Rebuilding Flowerdale with Help from A Private Foundation
Thursday, 30th April 2009 at 4:11 pm
The fire ravaged community of Flowerdale in Victoria was not about to disappear under the ashes of Black Saturday or wait for the bureaucrats to roll in – so, with the help of a private Foundation called Portland House it went about rebuilding the village.
The fire ravaged community of Flowerdale in Victoria was not about to disappear under the ashes of Black Saturday – or wait for the bureaucrats to roll in – so, with the help of a range of supporters, including a private Foundation called Portland House, it got started on rebuilding its community.
Portland House is a family foundation based in Melbourne that used it resources to deliver disaster grant making in the small town of Flowerdale.
The locals felt they had been forgotten in the first hours and days after the fires that left five people dead and four out of every five houses in the town demolished. Only the pub survived unscathed.
The Foundation rolled in with the first four caravans at the mini village that was starting to establish itself on the recreation reserve just 14 days after the fires.
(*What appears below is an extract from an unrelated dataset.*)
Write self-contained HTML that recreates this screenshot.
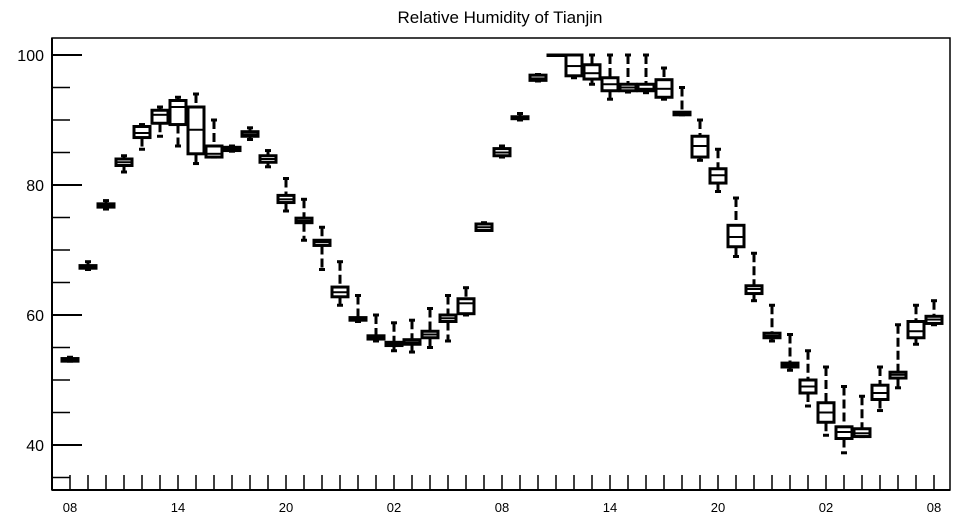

Philanthropic Executive for Portland House is grantmaking expert Genevieve Timmons, who says affected communities taking the lead is the key in disaster grantmaking. Not all foundations and trusts will want to be part of an emergency response, and may prefer to wait until the emergency relief phase is complete before putting in their funds. But for those who do want to get involved quickly, linking with community people is the place to start.
Timmons says Portland House wanted to directly benefit the local community which fitted with its motto of ‘right time, right people and right spend’.
Unlike the areas around Kinglake, no tent village had been set up in Flowerdale but the locals knew what they wanted and they wanted to stay.
She says once the Foundation knew what the community needs were it had to ensure that it had good stock, that it was well insured and the caravans were what the locals wanted.
Knowing this, Timmons says to engage in the emergency relief process you have to know the obstacles as well as the advantages to keep the money relevant.
She says of great benefit to Portland House was taking part in a briefing run by Philanthropy Australia, Red Cross and the State Government early in the piece that outlined the scale of the disaster, the progress of the fundraising, and the work being undertaken by the government and Red Cross.
Portland House focused on Flowerdale.
Timmons says there are a number of guidelines or rules that make for effective disaster grantmaking and the first two are ‘do no harm’ and ‘listen to the community’.
She says from Portland House’s perspective, getting involved early meant that it could see every dollar it put in turned into $100 of additional community support in the following few weeks.
Other assistance also hit the ground running in Flowerdale – Deloittes and its CEO of Deloitte Digital, Pete Williams whose family members were burnt out in the fires, along with WA industrialist Andrew Forest.
Timmons says there was no stopping this close knit community – the locals just didn’t want to wait for the Red Cross funds to become available or government officials to make decisions for them. They wanted to start the rebuild with their own community-power – the power of the Flowerdillians!
Pete Williams has set up a blog with regular updates on the rebuild and the strength of the community and the involvement of those who have come to help like Portland House Foundation.
He says the spirit that Flowerdale has and which has grown since Black Saturday is special and we want to ensure that those that lived here before the fires can rebuild. We also need to provide facilities for kids, the elderly and everyone else in between to make sure Flowerdale can stick together.